See Sloped runway tutorial for an extended example.
To effectively work with elev tool, you should understand how it works internally.
It takes arbitrary shapes as input and generates a grid of height maps to cover them. Then imagery is loaded and partially or fully uncovered tiles will be filtered out, because MSFS height maps do not support partial data (nodata). This means that your imagery should always be large enough to cover the resulting grid. You can analyze generated grids with -dump option, which writes the grid to a shapefile.
Notice how the polygon is slightly larger than imagery in the example above (4). This results in outermost tiles getting filtered out (5a), because they do not fully contain elevation data. Since it is a group of islands surrounded by water, you can use -fillnodata 0 to fill missing areas with 0 m water level to fully cover partial tiles (5b) and get the whole area exported.
Any other void filling should be done in appropriate GIS programs.

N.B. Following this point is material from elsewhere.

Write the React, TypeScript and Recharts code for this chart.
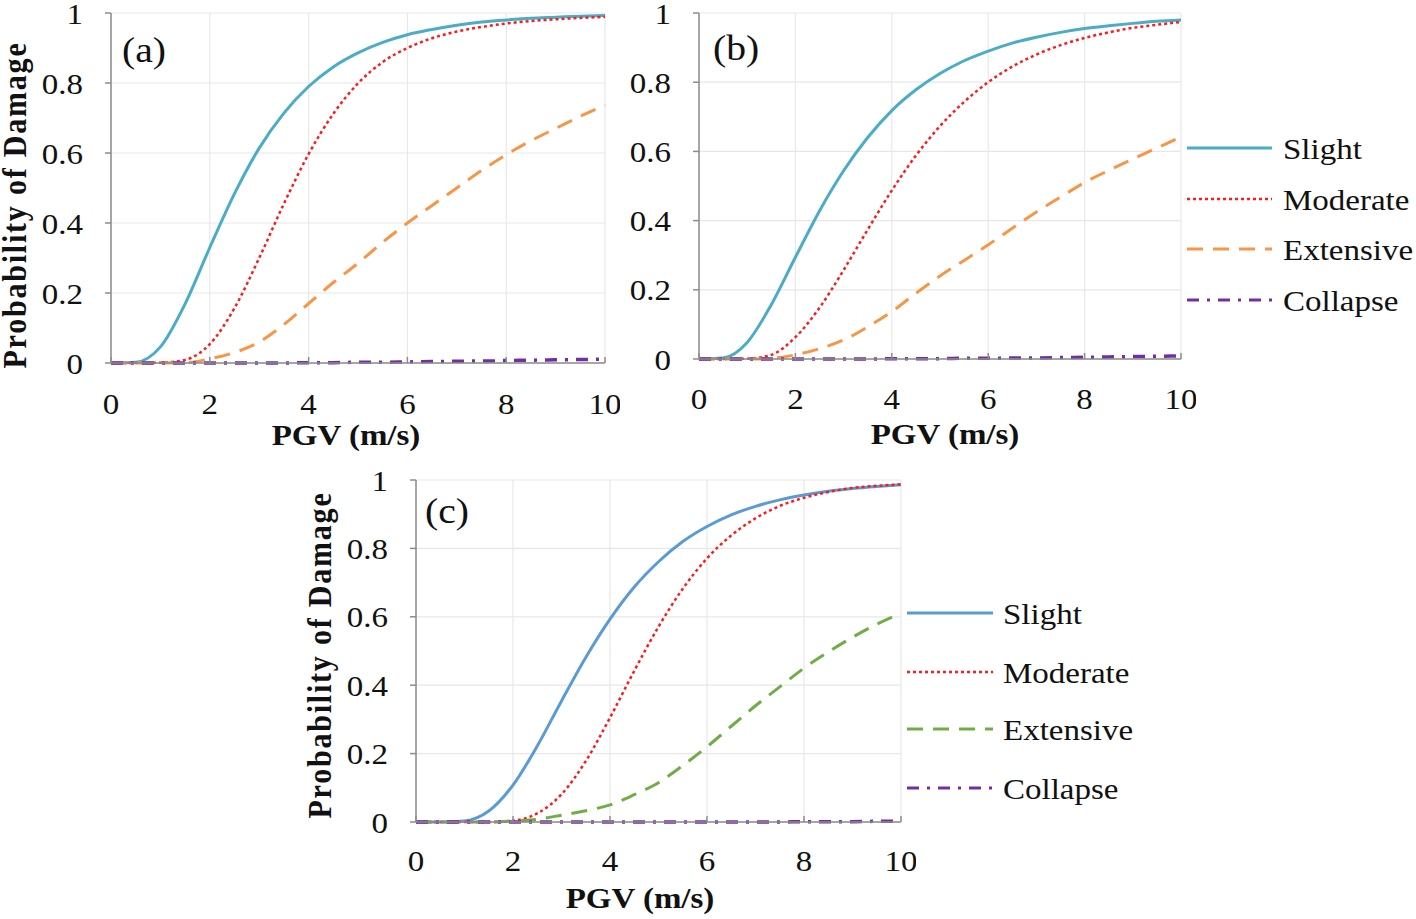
import React from "react";
import { CartesianGrid, Line, LineChart, XAxis, YAxis } from "recharts";

// Fragility curves, probability of damage vs PGV, three building classes.
// Values at 0.5 m/s steps.

const PGV = [0, 0.5, 1, 1.5, 2, 2.5, 3, 3.5, 4, 4.5, 5, 5.5, 6, 6.5, 7, 7.5, 8, 8.5, 9, 9.5, 10];

const SLIGHT_A = [0, 0.002, 0.046, 0.169, 0.33, 0.484, 0.614, 0.714, 0.79, 0.846, 0.886, 0.916, 0.938, 0.953, 0.965, 0.974, 0.98, 0.985, 0.988, 0.991, 0.993];
const MODERATE_A = [0, 0, 0.001, 0.009, 0.054, 0.157, 0.3, 0.455, 0.597, 0.712, 0.799, 0.86, 0.9, 0.928, 0.947, 0.96, 0.97, 0.977, 0.982, 0.986, 0.989];
const EXTENSIVE_A = [0, 0, 0, 0.001, 0.012, 0.03, 0.06, 0.11, 0.17, 0.23, 0.285, 0.345, 0.4, 0.45, 0.5, 0.55, 0.595, 0.635, 0.67, 0.705, 0.737];
const COLLAPSE_A = [0, 0, 0, 0, 0, 0, 0, 0, 0.001, 0.001, 0.002, 0.002, 0.003, 0.004, 0.005, 0.006, 0.007, 0.008, 0.009, 0.01, 0.011];

const SLIGHT_B = [0, 0.003, 0.048, 0.157, 0.294, 0.428, 0.544, 0.64, 0.718, 0.778, 0.825, 0.862, 0.89, 0.913, 0.93, 0.944, 0.955, 0.963, 0.97, 0.976, 0.98];
const MODERATE_B = [0, 0, 0.001, 0.012, 0.063, 0.148, 0.257, 0.374, 0.487, 0.588, 0.673, 0.743, 0.8, 0.845, 0.88, 0.907, 0.928, 0.944, 0.957, 0.966, 0.974];
const EXTENSIVE_B = [0, 0, 0, 0.002, 0.012, 0.03, 0.055, 0.093, 0.137, 0.19, 0.24, 0.285, 0.33, 0.378, 0.425, 0.468, 0.51, 0.545, 0.578, 0.61, 0.642];
const COLLAPSE_B = [0, 0, 0, 0, 0, 0, 0, 0, 0.001, 0.001, 0.001, 0.002, 0.002, 0.003, 0.003, 0.004, 0.005, 0.006, 0.007, 0.008, 0.009];

const SLIGHT_C = [0, 0, 0.003, 0.032, 0.108, 0.222, 0.354, 0.481, 0.593, 0.687, 0.761, 0.82, 0.864, 0.898, 0.923, 0.942, 0.956, 0.967, 0.975, 0.981, 0.986];
const MODERATE_C = [0, 0, 0, 0, 0.004, 0.025, 0.081, 0.178, 0.305, 0.442, 0.571, 0.682, 0.771, 0.838, 0.888, 0.924, 0.948, 0.965, 0.977, 0.983, 0.987];
const EXTENSIVE_C = [0, 0, 0, 0, 0.003, 0.008, 0.02, 0.033, 0.05, 0.08, 0.115, 0.165, 0.22, 0.28, 0.34, 0.395, 0.45, 0.497, 0.54, 0.578, 0.61];
const COLLAPSE_C = [0, 0, 0, 0, 0, 0, 0, 0, 0, 0, 0, 0, 0, 0, 0, 0, 0.001, 0.001, 0.001, 0.002, 0.002];

const X_TICKS = [0, 2, 4, 6, 8, 10];
const Y_TICKS = [0, 0.2, 0.4, 0.6, 0.8, 1];
const STATES = ["Slight", "Moderate", "Extensive", "Collapse"];

const FONT = '"Liberation Serif", "Times New Roman", serif';
const AXIS_GREY = "#8c8c8c";
const GRID_GREY = "#e8e8e8";
const INK = "#111";
// the source figure's text is a little wider than plain Times
const STRETCH = 1.1;

// line style per damage state (dash pattern / width); colours per panel
const DASH: Record<string, string | undefined> = {
  Slight: undefined,
  Moderate: "3 3",
  Extensive: "16 10",
  Collapse: "12 8 3 8",
};
const WIDTH: Record<string, number> = {
  Slight: 3,
  Moderate: 2.5,
  Extensive: 3,
  Collapse: 3.5,
};

const COLORS_TOP: Record<string, string> = {
  Slight: "#4bacc6",
  Moderate: "#ff1a1a",
  Extensive: "#f79646",
  Collapse: "#7030a0",
};
const COLORS_C: Record<string, string> = {
  Slight: "#5b9bd5",
  Moderate: "#ff1a1a",
  Extensive: "#70ad47",
  Collapse: "#7030a0",
};

function buildRows(series: number[][]) {
  return PGV.map((x, i) => {
    const row: Record<string, number> = { pgv: x };
    STATES.forEach((s, k) => {
      row[s] = series[k][i];
    });
    return row;
  });
}

const ROWS_A = buildRows([SLIGHT_A, MODERATE_A, EXTENSIVE_A, COLLAPSE_A]);
const ROWS_B = buildRows([SLIGHT_B, MODERATE_B, EXTENSIVE_B, COLLAPSE_B]);
const ROWS_C = buildRows([SLIGHT_C, MODERATE_C, EXTENSIVE_C, COLLAPSE_C]);

function SText({
  x,
  y,
  size = 30,
  anchor = "start",
  bold = false,
  dy,
  sx = STRETCH,
  children,
}: {
  x: number;
  y: number;
  size?: number;
  anchor?: "start" | "middle" | "end";
  bold?: boolean;
  dy?: string;
  sx?: number;
  children: React.ReactNode;
}) {
  return (
    <text
      transform={`translate(${x},${y}) scale(${sx},1)`}
      x={0}
      y={0}
      dy={dy}
      textAnchor={anchor}
      fontSize={size}
      fontWeight={bold ? "bold" : "normal"}
      fontFamily={FONT}
      fill={INK}
    >
      {children}
    </text>
  );
}

function XTick(props: any) {
  const { x, y, payload } = props;
  return (
    <SText x={x} y={y} anchor="middle" dy="0.71em">
      {String(payload.value)}
    </SText>
  );
}

function YTick(props: any) {
  const { x, y, payload } = props;
  return (
    <SText x={x} y={y} anchor="end" dy="0.35em">
      {String(payload.value)}
    </SText>
  );
}

function Panel({
  rows,
  colors,
  left,
  top,
  width,
  height,
  yAxisWidth,
  marginTop,
  xTickMargin,
}: {
  rows: Record<string, number>[];
  colors: Record<string, string>;
  left: number;
  top: number;
  width: number;
  height: number;
  yAxisWidth: number;
  marginTop: number;
  xTickMargin: number;
}) {
  return (
    <div style={{ position: "absolute", left, top }}>
      <LineChart
        width={width}
        height={height}
        data={rows}
        margin={{ top: marginTop, right: 15, bottom: 0, left: 0 }}
        style={{ fontFamily: FONT }}
      >
        <CartesianGrid stroke={GRID_GREY} strokeWidth={1.2} />
        <XAxis
          dataKey="pgv"
          type="number"
          domain={[0, 10]}
          ticks={X_TICKS}
          height={97}
          tick={<XTick />}
          tickSize={-6}
          tickMargin={xTickMargin}
          axisLine={{ stroke: AXIS_GREY, strokeWidth: 1.5 }}
          tickLine={{ stroke: AXIS_GREY, strokeWidth: 1.5 }}
        />
        <YAxis
          type="number"
          domain={[0, 1]}
          ticks={Y_TICKS}
          width={yAxisWidth}
          tick={<YTick />}
          tickSize={6}
          tickMargin={22}
          axisLine={{ stroke: AXIS_GREY, strokeWidth: 1.5 }}
          tickLine={{ stroke: AXIS_GREY, strokeWidth: 1.5 }}
        />
        {STATES.map((s) => (
          <Line
            key={s}
            type="monotone"
            dataKey={s}
            stroke={colors[s]}
            strokeWidth={WIDTH[s]}
            strokeDasharray={DASH[s]}
            dot={false}
            activeDot={false}
            isAnimationActive={false}
          />
        ))}
      </LineChart>
    </div>
  );
}

function LegendBlock({
  colors,
  x1,
  x2,
  textX,
  rowsY,
}: {
  colors: Record<string, string>;
  x1: number;
  x2: number;
  textX: number;
  rowsY: number[];
}) {
  return (
    <g>
      {STATES.map((s, i) => (
        <g key={s}>
          <line
            x1={x1}
            x2={x2}
            y1={rowsY[i]}
            y2={rowsY[i]}
            stroke={colors[s]}
            strokeWidth={s === "Collapse" ? 3 : WIDTH[s]}
            strokeDasharray={DASH[s]}
          />
          <SText x={textX} y={rowsY[i] + 11}>
            {s}
          </SText>
        </g>
      ))}
    </g>
  );
}

function YTitle({ x, y }: { x: number; y: number }) {
  return (
    <text
      transform={`translate(${x},${y}) rotate(-90) scale(1,${STRETCH})`}
      x={0}
      y={0}
      textAnchor="middle"
      dominantBaseline="central"
      fontSize={30}
      fontWeight="bold"
      fontFamily={FONT}
      letterSpacing={1.8}
      fill={INK}
    >
      Probability  of Damage
    </text>
  );
}

export default function App() {
  return (
    <div
      style={{
        position: "absolute",
        left: 0,
        top: 0,
        width: 1416,
        height: 919,
        background: "#fff",
        overflow: "hidden",
      }}
    >
      <Panel rows={ROWS_A} colors={COLORS_TOP} left={0} top={0} width={620} height={460} yAxisWidth={111} marginTop={13} xTickMargin={36} />
      <Panel rows={ROWS_B} colors={COLORS_TOP} left={620} top={0} width={576} height={456} yAxisWidth={79} marginTop={13} xTickMargin={35} />
      <Panel rows={ROWS_C} colors={COLORS_C} left={300} top={460} width={616} height={459} yAxisWidth={116} marginTop={20} xTickMargin={34} />
      <svg
        width={1416}
        height={919}
        style={{ position: "absolute", left: 0, top: 0, pointerEvents: "none" }}
      >
        <SText x={122} y={62} size={36}>(a)</SText>
        <SText x={713} y={60} size={36}>(b)</SText>
        <SText x={425} y={523} size={36}>(c)</SText>
        <YTitle x={15} y={205} />
        <YTitle x={320} y={655} />
        <SText x={346} y={445} anchor="middle" bold>PGV (m/s)</SText>
        <SText x={945} y={444} anchor="middle" bold>PGV (m/s)</SText>
        <SText x={640} y={908} anchor="middle" bold>PGV (m/s)</SText>
        <LegendBlock colors={COLORS_TOP} x1={1187} x2={1272} textX={1283} rowsY={[148, 199, 249, 300]} />
        <LegendBlock colors={COLORS_C} x1={907} x2={993} textX={1003} rowsY={[613, 672, 729, 788]} />
      </svg>
    </div>
  );
}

When developing a regional terrain that covers multiple airports (without including them), you may want to cut out holes around airports to avoid conflicts with third party airport packages.
You can use -exclude option to assign a vector file with polygons that define excluded areas. These areas will retain their original elevation and remain free from any influence.
Falloff distance (-falloff) controls how far beyond its border the influence of a height map rectangle extends.
The default value is 100 meters. In mountainous regions, 100 m falloff may cause sharp spikes and cliffs running along the edge of your height map grid. An increase to 300-500 meters greatly reduces them.
In other areas, large falloff distances may cause ripples along grid edges. Lowering the falloff distance to 100 m removes them.